Momentum seems to be building among flat-panel TV manufacturers to offer improved picture quality from LCD panels to provide a less expensive and more easily manufactured alternative to pricey new OLED TVs, which many see as the future standard TV technology.
The results of these efforts are expected to be on display at International CES in January.
The alternative nascent technology, called quantum dot, isn’t exactly new — Sony introduced Triluminous Display TVs in 2013 using QD Vision’s Color IQ quantum-dot technology at its core — but it is now gaining momentum with other leading LCD panel manufacturers as well.
Among them is flat-panel TV giant Samsung, which marketed a 55-inch OLED set last year, before opting to temporarily step away from the category as it works on developing a new printing method for OLED production.
Meanwhile, LG continues to roll out bigger and better versions of its WRGB-based technology as the only current large-format OLED display maker.
LG’s WRGB OLED technology approach appears to be steadfastly delivering improvements in production yields, but LG has also shown in the past that it has the desire and wherewithal to compete with virtually any display technology the market demands, so it wouldn’t be surprising to see LG also introduce a quantum-dot-enhanced set in the near future.
Meanwhile, according to reports out of Seoul, South Korea, on Monday, Samsung Electronics’ TV business head, Kim Hyun-seok, said his company will be sticking to its current OLED TV strategy for this year and next.
That means you should expect to hear more from the company about quantum-dot technology as an enhancement to current LED LCDs. The technology involves incorporating a film of tiny light-emitting crystals into regular LCDs.

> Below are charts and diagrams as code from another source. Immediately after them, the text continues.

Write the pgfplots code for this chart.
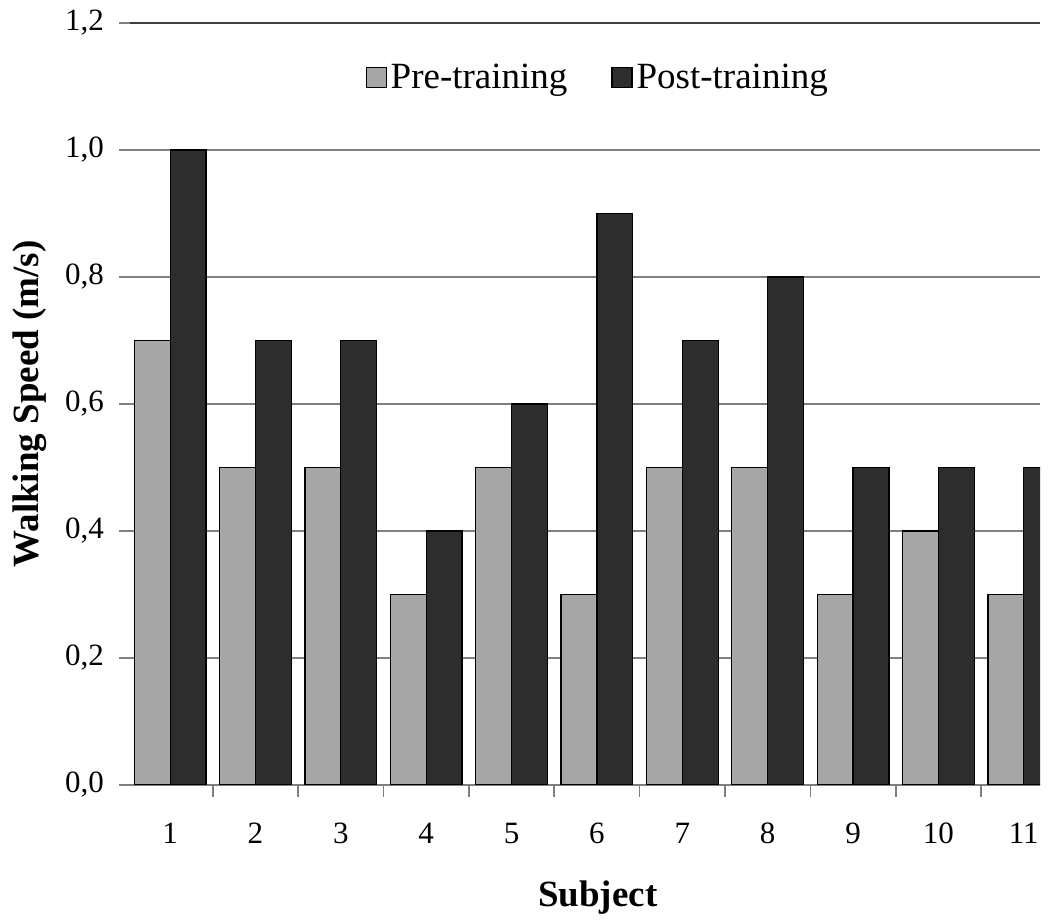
\documentclass[border=0pt]{standalone}
\usepackage{pgfplots}
\pgfplotsset{compat=1.18}
\usepackage{fontspec}
\setmainfont{Liberation Serif}
\definecolor{pre}{HTML}{A6A6A6}
\definecolor{post}{HTML}{2D2D2D}
\begin{document}
\begin{tikzpicture}
\begin{axis}[
  at={(0,0)}, anchor=south west,
  scale only axis, width=455pt, height=381pt,
  xmin=-0.47, xmax=10.19, ymin=0, ymax=1.2,
  axis x line*=bottom, axis y line*=left,
  x axis line style={black!50, line width=0.8pt, -},
  y axis line style={draw=none},
  tick align=outside,
  major tick length=5.5pt,
  minor tick length=6pt,
  ytick={0,0.2,0.4,0.6,0.8,1.0},
  extra y ticks={1.2},
  extra y tick style={grid style={black!75, line width=1.2pt}},
  ymajorgrids,
  grid style={black!50, line width=0.8pt},
  every major y tick/.append style={black!50, line width=0.8pt},
  xtick={0,1,2,3,4,5,6,7,8,9,10},
  xticklabels={1,2,3,4,5,6,7,8,9,10,11},
  minor xtick={0.5,1.5,2.5,3.5,4.5,5.5,6.5,7.5,8.5,9.5},
  every major x tick/.append style={draw=none},
  every minor x tick/.append style={black!50, line width=0.8pt},
  yticklabel={\pgfmathprintnumber[fixed,fixed zerofill,precision=1,use comma,assume math mode=true]{\tick}},
  tick label style={font=\fontsize{15.5}{18}\selectfont},
  xticklabel style={text height=11pt, text depth=0pt, anchor=north, yshift=-9pt},
  yticklabel style={xshift=-4pt},
  xlabel={Subject},
  ylabel={Walking Speed (m/s)},
  label style={font=\fontsize{18.5}{22}\selectfont\bfseries},
  xlabel style={at={(axis description cs:0.514,-0.148)}, anchor=center},
  ylabel style={at={(axis description cs:-0.11,0.5)}, anchor=center},
  legend style={at={(axis description cs:0.515,0.928)}, anchor=center, draw=none, fill=none,
    font=\fontsize{18.5}{22}\selectfont,
    /tikz/every even column/.append style={column sep=20pt}},
  legend columns=2,
  legend image code/.code={\draw[#1, draw=black, line width=0.6pt] (0pt,-5pt) rectangle (10pt,5pt);},
]
\addplot[ybar, bar width=0.42, bar shift=-0.21, fill=pre, draw=black, line width=0.6pt]
  coordinates {(0,0.7) (1,0.5) (2,0.5) (3,0.3) (4,0.5) (5,0.3) (6,0.5) (7,0.5) (8,0.3) (9,0.4) (10,0.3)};
\addlegendentry{Pre-training}
\addplot[ybar, bar width=0.42, bar shift=0.21, fill=post, draw=black, line width=0.6pt]
  coordinates {(0,1.0) (1,0.7) (2,0.7) (3,0.4) (4,0.6) (5,0.9) (6,0.7) (7,0.8) (8,0.5) (9,0.5) (10,0.5)};
\addlegendentry{Post-training}
\end{axis}
\pgfresetboundingbox
\path (-65pt,-69.5pt) rectangle (460pt,392.5pt);
\end{tikzpicture}
\end{document}
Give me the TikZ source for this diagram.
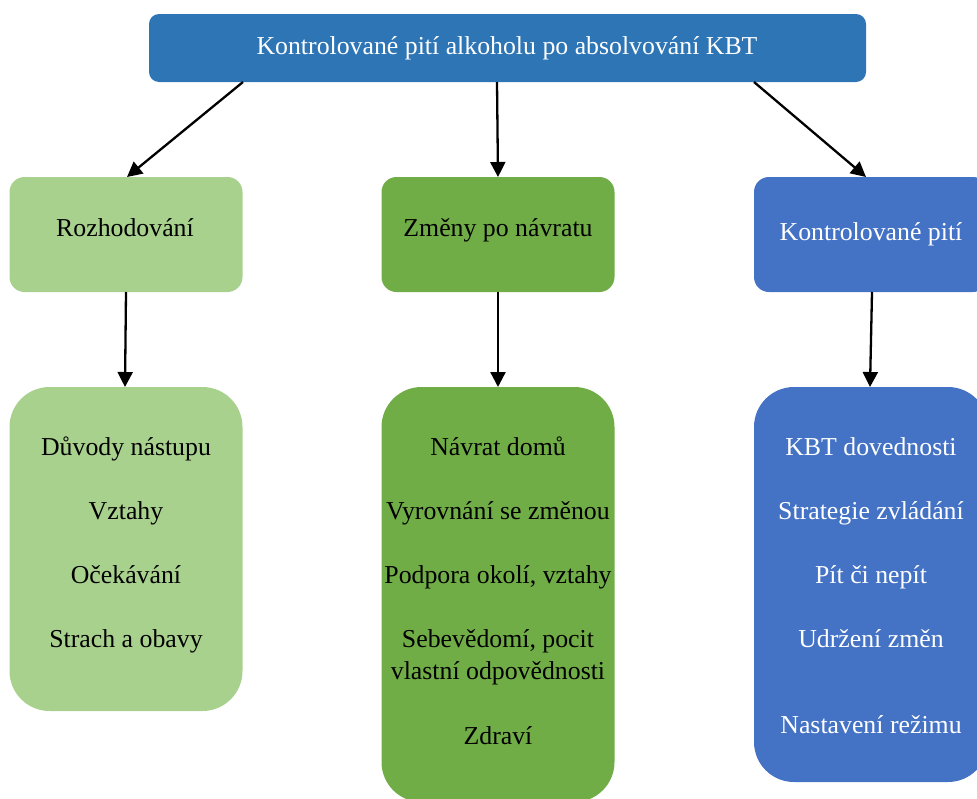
\documentclass[tikz,border=0pt]{standalone}
\usepackage{fontspec}
\setmainfont{Liberation Serif}
\newfontfamily\labelfont{Liberation Serif}
\usetikzlibrary{arrows.meta}
\definecolor{titleblue}{HTML}{2E75B6}
\definecolor{lightgreen}{HTML}{A9D18E}
\definecolor{midgreen}{HTML}{70AD47}
\definecolor{boxblue}{HTML}{4472C4}
\tikzset{
  box/.style={rectangle, draw=none, inner sep=0pt, outer sep=0pt},
  headbox/.style={box, minimum width=233pt, minimum height=115pt, rounded corners=15pt},
  listbox/.style={box, minimum width=233pt, rounded corners=40pt},
  lbl/.style={inner sep=0pt, anchor=base, font=\labelfont\fontsize{25.8}{30}\selectfont},
  arr/.style={line width=2.3pt, -{Triangle[length=15pt,width=15pt]}}
}
\begin{document}
\begin{tikzpicture}[x=1pt,y=-1pt]
\useasboundingbox (0,0) rectangle (977,798);
\clip (0,0) rectangle (977,798);

% title bar
\node[box, fill=titleblue, minimum width=717pt, minimum height=68pt, rounded corners=10pt] (title) at (507.5,48) {};
\node[lbl, text=white] (titletxt) at (507,54) {Kontrolované pití alkoholu po absolvování KBT};

% second row
\node[headbox, fill=lightgreen] (rozh) at (126,234.5) {};
\node[headbox, fill=midgreen] (zmeny) at (498,234.5) {};
\node[headbox, fill=boxblue, minimum width=234pt] (kontr) at (871,234.5) {};
\node[lbl] (rozhtxt) at (125,236.5) {Rozhodování};
\node[lbl] (zmenytxt) at (498,236.5) {Změny po návratu};
\node[lbl, text=white] (kontrtxt) at (871,240.5) {Kontrolované pití};

% third row
\node[listbox, fill=lightgreen, minimum height=324pt] (duvody) at (126,549) {};
\node[listbox, fill=midgreen, minimum height=415pt] (navrat) at (498,594.5) {};
\node[listbox, fill=boxblue, minimum width=234pt, minimum height=395pt] (kbt) at (871,584.5) {};

\node[lbl] (l1) at (126,455) {Důvody nástupu};
\node[lbl] (l2) at (126,519) {Vztahy};
\node[lbl] (l3) at (126,583) {Očekávání};
\node[lbl] (l4) at (126,647) {Strach a obavy};

\node[lbl] (m1) at (498,455) {Návrat domů};
\node[lbl] (m2) at (498,519) {Vyrovnání se změnou};
\node[lbl] (m3) at (498,583) {Podpora okolí, vztahy};
\node[lbl] (m4) at (498,647) {Sebevědomí, pocit};
\node[lbl] (m5) at (498,679) {vlastní odpovědnosti};
\node[lbl] (m6) at (498,744) {Zdraví};

\node[lbl, text=white] (r1) at (871,455) {KBT dovednosti};
\node[lbl, text=white] (r2) at (871,519) {Strategie zvládání};
\node[lbl, text=white] (r3) at (871,583) {Pít či nepít};
\node[lbl, text=white] (r4) at (871,647) {Udržení změn};
\node[lbl, text=white] (r5) at (871,733) {Nastavení režimu};

% connectors
\draw[arr] ([xshift=94pt]title.south west) -- ([xshift=1pt]rozh.north);
\draw[arr] ([xshift=-10.5pt]title.south) -- (zmeny.north);
\draw[arr] ([xshift=-112pt]title.south east) -- ([xshift=-5pt]kontr.north);
\draw[arr] (rozh.south) -- ([xshift=-1pt]duvody.north);
\draw[arr] (zmeny.south) -- (navrat.north);
\draw[arr] ([xshift=1pt]kontr.south) -- ([xshift=-1pt]kbt.north);
\end{tikzpicture}
\end{document}
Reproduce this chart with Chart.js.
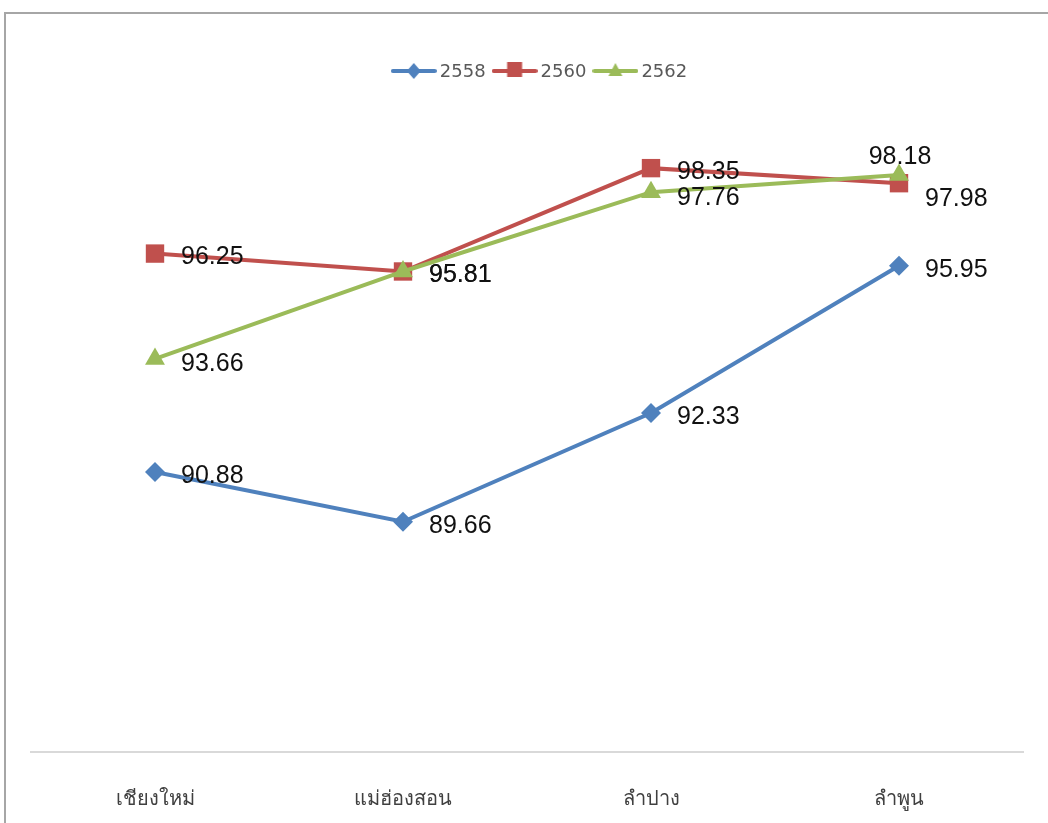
<!DOCTYPE html>
<html>
<head>
<meta charset="utf-8">
<script src="https://cdn.jsdelivr.net/npm/chart.js@4/dist/chart.umd.min.js"></script>
<style>
  html, body { margin: 0; padding: 0; background: #fff; overflow: hidden; }
  #wrap { position: absolute; left: 0; top: 0; width: 1048px; height: 823px; }
</style>
</head>
<body>
<div id="wrap"><canvas id="c" width="1048" height="823"></canvas></div>
<script>
const categories = ['เชียงใหม่', 'แม่ฮ่องสอน', 'ลำปาง', 'ลำพูน'];
const seriesNames = ['2558', '2560', '2562'];
const values2558 = [90.88, 89.66, 92.33, 95.95];
const values2560 = [96.25, 95.81, 98.35, 97.98];
const values2562 = [93.66, 95.81, 97.76, 98.18];
const yMin = 84, yMax = 100;

const colors = ['#4F81BD', '#C0504D', '#9BBB59'];
const pointStyles = ['rectRot', 'rect', 'triangle'];
const pointRadii = [10, 13, 11.5];

// label placement tweaks (style only): [datasetIndex][pointIndex]
const labelPlacement = [
  [{}, {}, {}, {}],
  [{}, {}, {}, {dy: 16}],
  [{dy: 5}, {}, {dy: 6}, {above: true}]
];

function legendIcon(color, style) {
  const c = document.createElement('canvas');
  c.width = 46; c.height = 22;
  const g = c.getContext('2d');
  g.strokeStyle = color; g.lineWidth = 4; g.lineCap = 'round';
  g.beginPath(); g.moveTo(2, 11); g.lineTo(44, 11); g.stroke();
  g.fillStyle = color;
  g.beginPath();
  if (style === 'rectRot') {
    g.moveTo(23, 3); g.lineTo(30, 11); g.lineTo(23, 19); g.lineTo(16, 11);
  } else if (style === 'rect') {
    g.rect(15.5, 2, 15, 15);
  } else {
    g.moveTo(23, 3); g.lineTo(30, 16); g.lineTo(16, 16);
  }
  g.closePath(); g.fill();
  return c;
}

const allValues = [values2558, values2560, values2562];

const frame = {
  id: 'frame',
  beforeDraw(chart) {
    const ctx = chart.ctx;
    ctx.save();
    ctx.fillStyle = '#fff';
    ctx.fillRect(0, 0, chart.width, chart.height);
    ctx.strokeStyle = '#a6a6a6';
    ctx.lineWidth = 2;
    ctx.beginPath();
    ctx.moveTo(5, chart.height + 5);
    ctx.lineTo(5, 13);
    ctx.lineTo(chart.width + 5, 13);
    ctx.stroke();
    ctx.restore();
  }
};

const customLegend = {
  id: 'customLegend',
  afterDraw(chart) {
    const ctx = chart.ctx;
    ctx.save();
    ctx.font = '18px "DejaVu Sans", sans-serif';
    ctx.fillStyle = '#595959';
    ctx.textBaseline = 'middle';
    ctx.textAlign = 'left';
    const iconW = 46, gapText = 3, gapItem = 6;
    const items = chart.data.datasets.map((ds, i) => ({
      text: ds.label,
      icon: legendIcon(colors[i], pointStyles[i]),
      w: ctx.measureText(ds.label).width
    }));
    const total = items.reduce((s, it) => s + iconW + gapText + it.w, 0) + gapItem * (items.length - 1);
    const ca = chart.chartArea;
    const cy = 71;
    let x = (ca.left + ca.right) / 2 + 12 - total / 2;
    items.forEach(it => {
      ctx.drawImage(it.icon, x, cy - 11);
      x += iconW + gapText;
      ctx.fillText(it.text, x, cy + 1);
      x += it.w + gapItem;
    });
    ctx.restore();
  }
};

const dataLabels = {
  id: 'dataLabels',
  afterDatasetsDraw(chart) {
    const ctx = chart.ctx;
    ctx.save();
    ctx.font = '25px "Liberation Sans", Arial, sans-serif';
    ctx.fillStyle = '#111';
    chart.data.datasets.forEach((ds, di) => {
      const meta = chart.getDatasetMeta(di);
      meta.data.forEach((pt, i) => {
        const p = labelPlacement[di][i] || {};
        const txt = ds.data[i].toFixed(2);
        ctx.textBaseline = 'middle';
        if (p.above) {
          ctx.textAlign = 'center';
          ctx.fillText(txt, pt.x + 1, pt.y - 18);
        } else {
          ctx.textAlign = 'left';
          ctx.fillText(txt, pt.x + 26, pt.y + (p.dy !== undefined ? p.dy : 4));
        }
      });
    });
    ctx.restore();
  }
};

new Chart(document.getElementById('c'), {
  type: 'line',
  data: {
    labels: categories,
    datasets: seriesNames.map((name, i) => ({
      label: name,
      data: allValues[i],
      order: seriesNames.length - 1 - i,
      borderColor: colors[i],
      backgroundColor: colors[i],
      borderWidth: 4,
      pointStyle: pointStyles[i],
      pointRadius: pointRadii[i],
      pointHoverRadius: pointRadii[i],
      pointBorderWidth: 0,
      tension: 0,
      fill: false
    }))
  },
  options: {
    responsive: false,
    animation: false,
    devicePixelRatio: 1,
    layout: { padding: { left: 31, right: 25, top: 101, bottom: 0 } },
    plugins: {
      tooltip: { enabled: false },
      legend: { display: false }
    },
    scales: {
      x: {
        offset: true,
        grid: { display: false },
        border: { display: true, color: '#d9d9d9', width: 2 },
        ticks: {
          color: '#404040',
          padding: 27,
          font: { family: '"Noto Sans", "DejaVu Sans", sans-serif', size: 20 }
        },
        afterFit(scale) { scale.height = 71; }
      },
      y: {
        display: false,
        min: yMin,
        max: yMax
      }
    }
  },
  plugins: [frame, dataLabels, customLegend]
});
</script>
</body>
</html>
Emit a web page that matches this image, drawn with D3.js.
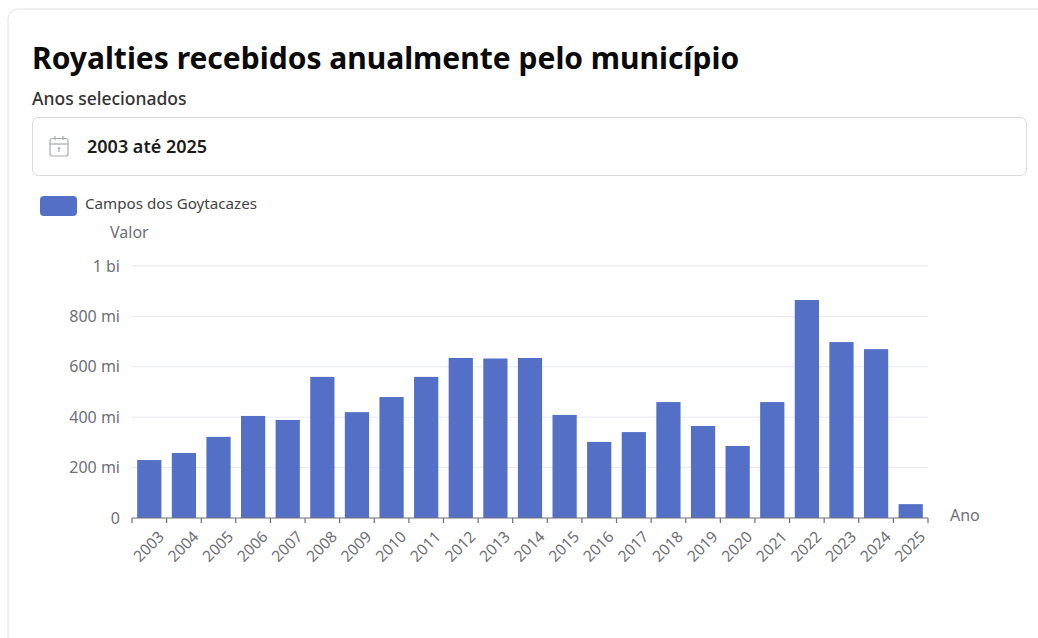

Sony’s Triluminous Display TVs use quantum-dot technology from QD Vision called Color IQ. In that approach blue LEDs, which are traditionally coated with yellow phosphors to create white light, sends blue light from the blue LEDs through a Color IQ optical element containing red and green quantum dots. This enables the blue LED to both produce blue light and energize red- and green-emitting quantum dots to produce red and green light.
The benefit is said to be a more OLED-like wider color gamut compared to conventional LCD TVs.